We’d been talking for a while, and I was sure she had plenty of other things to do. She had a call, she said—but I remembered I couldn’t let her go before I asked about Sharon Van Etten. It’s so cool that she is a fan! I said.
“Oh, Sharon? Yeah, she’s really, really special,” says Lenker. Lenker was given her email by a potential record label as a reference. Instead of not replying like a jerk, or being unhelpful, Van Etten invited her to her home to talk. “I was nervous but she’s so cool and so down to earth and so warm and sweet and made us coffee,” said Lenker. Van Etten told her she understood she was chewing on a lot. She saw that she needed help, making a decision about bringing something that came from her heart out into the world, and in the hands of business.

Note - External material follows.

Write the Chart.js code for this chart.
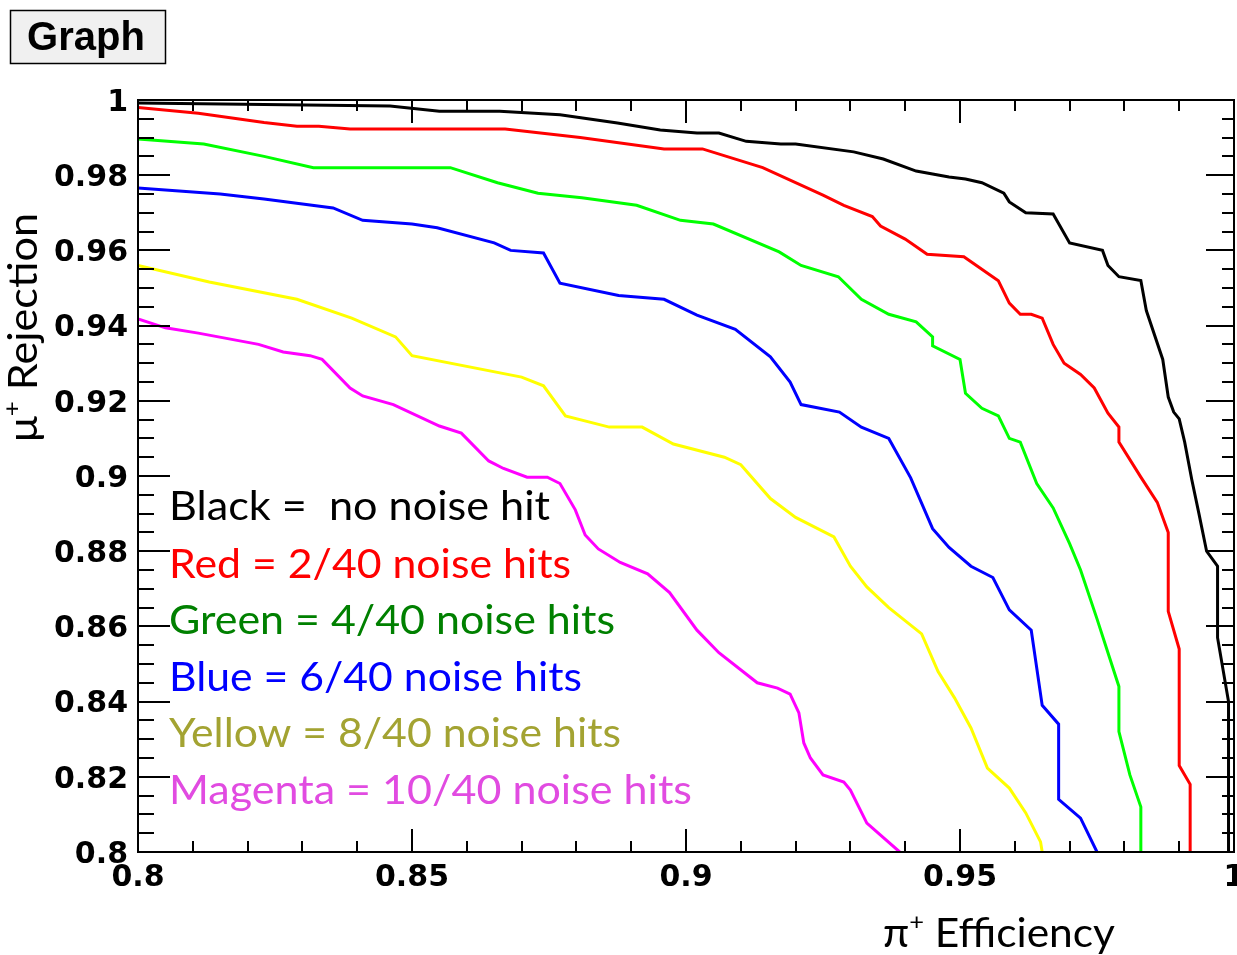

“She could see that I had a lot of decisions to make, and offered an open door, and she invited me again for like this ladies’ night,” said Lenker. “I left her house the first time we met up and I just started crying. I was so moved because I realized I hadn’t once talked to someone in my shoes, who could really understand my perspective as a woman, and as a guitar player, and as a songwriter—and I realized how much I needed that.”
I was pretty moved at this point, too, but I knew she really needed to go because our time was up before we started talking about Van Etten. Lenker’s eyes grew big—she had missed her call. “It was for Rolling Stone, too!” she said softy. But, in her voice, there was also some amusement.
When we walked outside, I wished her good luck on their tour, and as she took a few paces away, I said I hoped to see them play soon. “We play celebrate Brooklyn on the 23rd!” she yelled back to me with energy. I watched her walk a few steps as she opened her umbrella and headed home to talk to Rolling Stone, who Buck—stalwart planner and friend—had already been in touch with to reschedule: Lenker would be there, she just needed a few minutes.